» Recorded data:
******************************

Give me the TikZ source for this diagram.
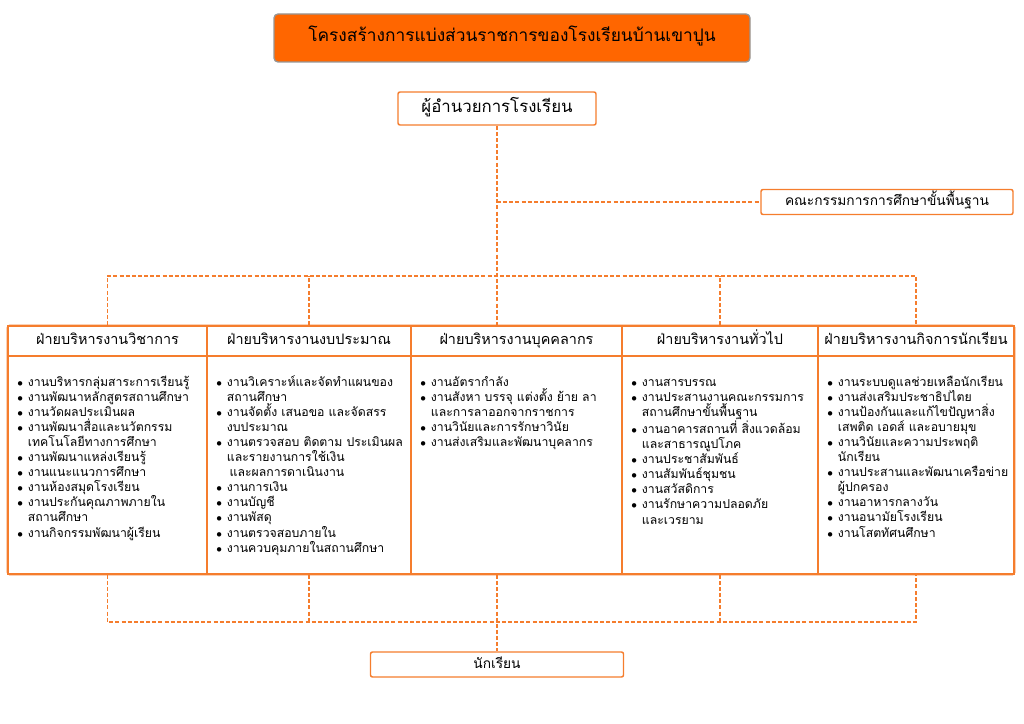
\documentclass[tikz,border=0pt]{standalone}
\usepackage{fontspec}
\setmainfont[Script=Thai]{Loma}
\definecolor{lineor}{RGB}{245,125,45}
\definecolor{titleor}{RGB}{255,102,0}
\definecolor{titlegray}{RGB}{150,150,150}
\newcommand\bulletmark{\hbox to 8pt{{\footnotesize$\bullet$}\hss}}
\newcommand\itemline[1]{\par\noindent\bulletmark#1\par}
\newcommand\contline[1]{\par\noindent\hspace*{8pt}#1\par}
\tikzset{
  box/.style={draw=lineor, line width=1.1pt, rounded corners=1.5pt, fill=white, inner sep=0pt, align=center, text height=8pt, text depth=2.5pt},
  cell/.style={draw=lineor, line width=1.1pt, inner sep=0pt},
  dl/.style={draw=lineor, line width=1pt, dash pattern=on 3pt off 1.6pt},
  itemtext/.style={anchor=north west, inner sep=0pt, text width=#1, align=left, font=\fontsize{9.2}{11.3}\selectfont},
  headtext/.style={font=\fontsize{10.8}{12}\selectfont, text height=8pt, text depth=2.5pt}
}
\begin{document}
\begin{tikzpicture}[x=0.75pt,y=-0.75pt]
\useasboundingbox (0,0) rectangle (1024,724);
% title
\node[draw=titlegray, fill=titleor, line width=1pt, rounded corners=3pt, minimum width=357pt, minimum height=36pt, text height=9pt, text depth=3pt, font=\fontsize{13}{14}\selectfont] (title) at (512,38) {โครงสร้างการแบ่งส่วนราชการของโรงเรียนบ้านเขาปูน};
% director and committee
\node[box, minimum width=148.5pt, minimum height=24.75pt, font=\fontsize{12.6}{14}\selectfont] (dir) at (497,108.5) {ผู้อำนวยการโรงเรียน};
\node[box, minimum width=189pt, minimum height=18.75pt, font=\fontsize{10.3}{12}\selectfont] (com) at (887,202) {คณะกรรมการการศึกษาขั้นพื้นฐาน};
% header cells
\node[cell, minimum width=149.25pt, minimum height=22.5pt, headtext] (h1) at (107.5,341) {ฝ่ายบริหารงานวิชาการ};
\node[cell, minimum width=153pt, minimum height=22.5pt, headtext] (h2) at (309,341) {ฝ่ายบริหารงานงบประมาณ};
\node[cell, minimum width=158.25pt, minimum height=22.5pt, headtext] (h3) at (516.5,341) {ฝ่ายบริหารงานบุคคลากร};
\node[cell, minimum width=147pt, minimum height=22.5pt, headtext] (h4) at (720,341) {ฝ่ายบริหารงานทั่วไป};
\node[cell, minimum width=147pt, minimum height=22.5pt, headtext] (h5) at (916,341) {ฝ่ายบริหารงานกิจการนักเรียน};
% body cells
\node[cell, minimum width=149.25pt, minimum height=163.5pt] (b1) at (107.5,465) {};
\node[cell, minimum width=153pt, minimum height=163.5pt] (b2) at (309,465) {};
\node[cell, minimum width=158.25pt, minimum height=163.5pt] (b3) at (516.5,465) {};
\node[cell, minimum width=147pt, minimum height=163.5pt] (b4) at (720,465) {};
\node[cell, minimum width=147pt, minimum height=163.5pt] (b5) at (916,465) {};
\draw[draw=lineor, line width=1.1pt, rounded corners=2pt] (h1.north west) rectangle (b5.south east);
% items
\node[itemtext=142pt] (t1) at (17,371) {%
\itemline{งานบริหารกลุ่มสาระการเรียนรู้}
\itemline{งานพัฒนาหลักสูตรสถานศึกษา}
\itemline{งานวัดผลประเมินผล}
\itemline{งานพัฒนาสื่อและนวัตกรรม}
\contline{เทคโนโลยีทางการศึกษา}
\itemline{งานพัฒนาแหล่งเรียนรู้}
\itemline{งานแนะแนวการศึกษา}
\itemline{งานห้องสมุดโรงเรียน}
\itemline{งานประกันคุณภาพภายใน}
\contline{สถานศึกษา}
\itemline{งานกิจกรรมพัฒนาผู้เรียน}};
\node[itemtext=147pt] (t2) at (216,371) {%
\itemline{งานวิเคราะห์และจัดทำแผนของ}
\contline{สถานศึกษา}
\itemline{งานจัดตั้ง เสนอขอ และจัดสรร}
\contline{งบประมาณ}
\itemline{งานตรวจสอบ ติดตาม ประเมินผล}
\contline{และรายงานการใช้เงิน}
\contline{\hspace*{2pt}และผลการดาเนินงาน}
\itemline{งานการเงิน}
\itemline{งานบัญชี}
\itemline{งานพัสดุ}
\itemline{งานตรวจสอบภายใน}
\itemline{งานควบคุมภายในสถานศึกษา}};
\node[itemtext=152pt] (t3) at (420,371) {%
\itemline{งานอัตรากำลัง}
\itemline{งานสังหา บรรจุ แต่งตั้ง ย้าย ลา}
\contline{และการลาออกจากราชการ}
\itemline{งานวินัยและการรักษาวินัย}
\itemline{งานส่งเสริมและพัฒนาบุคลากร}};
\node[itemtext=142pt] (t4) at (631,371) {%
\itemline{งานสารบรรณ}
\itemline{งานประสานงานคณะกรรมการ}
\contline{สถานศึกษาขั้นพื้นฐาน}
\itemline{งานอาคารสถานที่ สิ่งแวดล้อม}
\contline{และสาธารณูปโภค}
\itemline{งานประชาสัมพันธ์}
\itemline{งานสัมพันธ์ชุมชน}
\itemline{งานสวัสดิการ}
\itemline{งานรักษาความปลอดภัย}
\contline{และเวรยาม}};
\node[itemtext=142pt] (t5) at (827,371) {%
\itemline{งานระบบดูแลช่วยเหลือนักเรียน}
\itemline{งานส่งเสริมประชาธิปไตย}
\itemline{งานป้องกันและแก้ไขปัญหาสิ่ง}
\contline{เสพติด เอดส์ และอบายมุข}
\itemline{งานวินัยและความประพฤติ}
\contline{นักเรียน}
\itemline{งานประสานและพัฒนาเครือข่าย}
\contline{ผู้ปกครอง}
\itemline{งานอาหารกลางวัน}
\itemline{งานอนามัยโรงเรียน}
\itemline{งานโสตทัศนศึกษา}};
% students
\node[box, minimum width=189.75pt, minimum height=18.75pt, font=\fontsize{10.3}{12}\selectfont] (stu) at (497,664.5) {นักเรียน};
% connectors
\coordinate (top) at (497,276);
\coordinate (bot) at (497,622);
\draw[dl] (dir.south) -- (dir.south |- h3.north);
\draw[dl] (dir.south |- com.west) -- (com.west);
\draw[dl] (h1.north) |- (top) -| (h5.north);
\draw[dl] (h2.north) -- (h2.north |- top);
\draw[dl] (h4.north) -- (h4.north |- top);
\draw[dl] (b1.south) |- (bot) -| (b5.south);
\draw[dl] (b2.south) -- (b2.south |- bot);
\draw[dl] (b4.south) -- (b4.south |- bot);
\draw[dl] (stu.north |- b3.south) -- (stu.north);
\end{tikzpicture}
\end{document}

******************************

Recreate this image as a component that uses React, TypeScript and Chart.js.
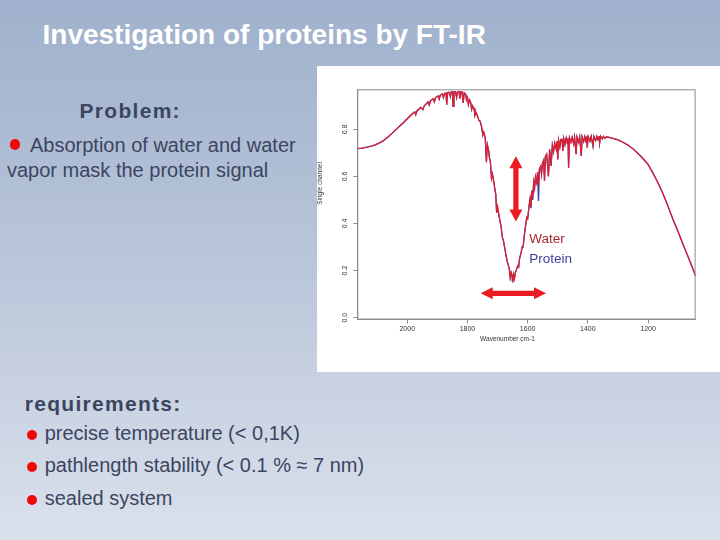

******************************

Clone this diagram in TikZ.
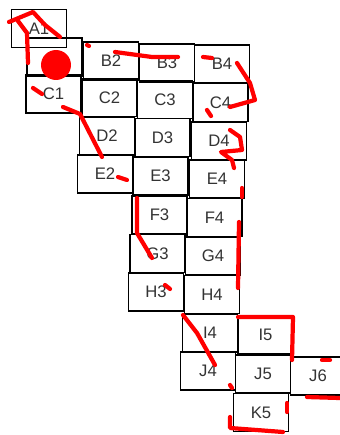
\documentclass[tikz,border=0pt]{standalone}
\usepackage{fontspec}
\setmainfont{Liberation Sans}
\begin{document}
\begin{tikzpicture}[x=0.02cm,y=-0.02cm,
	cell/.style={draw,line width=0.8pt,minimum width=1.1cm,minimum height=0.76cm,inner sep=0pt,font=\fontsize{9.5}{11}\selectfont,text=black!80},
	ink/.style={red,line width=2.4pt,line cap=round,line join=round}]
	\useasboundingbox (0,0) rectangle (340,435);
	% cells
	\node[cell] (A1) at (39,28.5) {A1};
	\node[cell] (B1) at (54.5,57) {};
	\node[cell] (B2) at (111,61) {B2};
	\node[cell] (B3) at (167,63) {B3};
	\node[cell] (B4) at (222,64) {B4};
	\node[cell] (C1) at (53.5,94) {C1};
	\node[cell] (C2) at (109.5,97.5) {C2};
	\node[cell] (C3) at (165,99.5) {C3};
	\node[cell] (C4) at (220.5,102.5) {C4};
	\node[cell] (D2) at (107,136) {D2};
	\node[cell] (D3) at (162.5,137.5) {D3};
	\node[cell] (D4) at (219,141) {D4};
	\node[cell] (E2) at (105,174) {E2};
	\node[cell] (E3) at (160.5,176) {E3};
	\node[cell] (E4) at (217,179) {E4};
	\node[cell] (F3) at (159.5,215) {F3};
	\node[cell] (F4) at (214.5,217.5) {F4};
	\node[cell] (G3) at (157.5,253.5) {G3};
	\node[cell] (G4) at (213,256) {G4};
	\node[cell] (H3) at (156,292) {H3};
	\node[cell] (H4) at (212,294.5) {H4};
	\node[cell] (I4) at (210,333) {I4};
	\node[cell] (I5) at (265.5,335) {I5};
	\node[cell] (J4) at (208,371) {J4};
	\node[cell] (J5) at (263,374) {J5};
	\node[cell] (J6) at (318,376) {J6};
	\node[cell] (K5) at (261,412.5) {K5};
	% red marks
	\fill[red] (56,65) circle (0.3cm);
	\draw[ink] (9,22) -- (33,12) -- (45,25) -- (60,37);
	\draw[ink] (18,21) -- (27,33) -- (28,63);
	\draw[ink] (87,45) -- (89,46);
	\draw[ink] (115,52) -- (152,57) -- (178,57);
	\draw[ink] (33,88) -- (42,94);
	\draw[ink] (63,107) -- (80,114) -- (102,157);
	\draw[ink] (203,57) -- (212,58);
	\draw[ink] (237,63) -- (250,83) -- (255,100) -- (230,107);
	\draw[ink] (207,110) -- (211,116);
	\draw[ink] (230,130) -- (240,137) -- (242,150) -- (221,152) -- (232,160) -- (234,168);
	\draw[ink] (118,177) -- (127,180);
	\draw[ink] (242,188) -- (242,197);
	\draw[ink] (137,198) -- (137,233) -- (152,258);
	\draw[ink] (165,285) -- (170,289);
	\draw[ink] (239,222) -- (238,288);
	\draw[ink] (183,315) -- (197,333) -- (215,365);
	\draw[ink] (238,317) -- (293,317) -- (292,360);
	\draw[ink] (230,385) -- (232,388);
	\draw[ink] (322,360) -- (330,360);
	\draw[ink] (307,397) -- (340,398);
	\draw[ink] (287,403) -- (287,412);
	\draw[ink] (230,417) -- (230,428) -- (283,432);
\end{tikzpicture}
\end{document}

******************************

» Directions:
Copy all lines from the material that contain "diagram".

» Answer in full:
Give me the TikZ source for this diagram.
Clone this diagram in TikZ.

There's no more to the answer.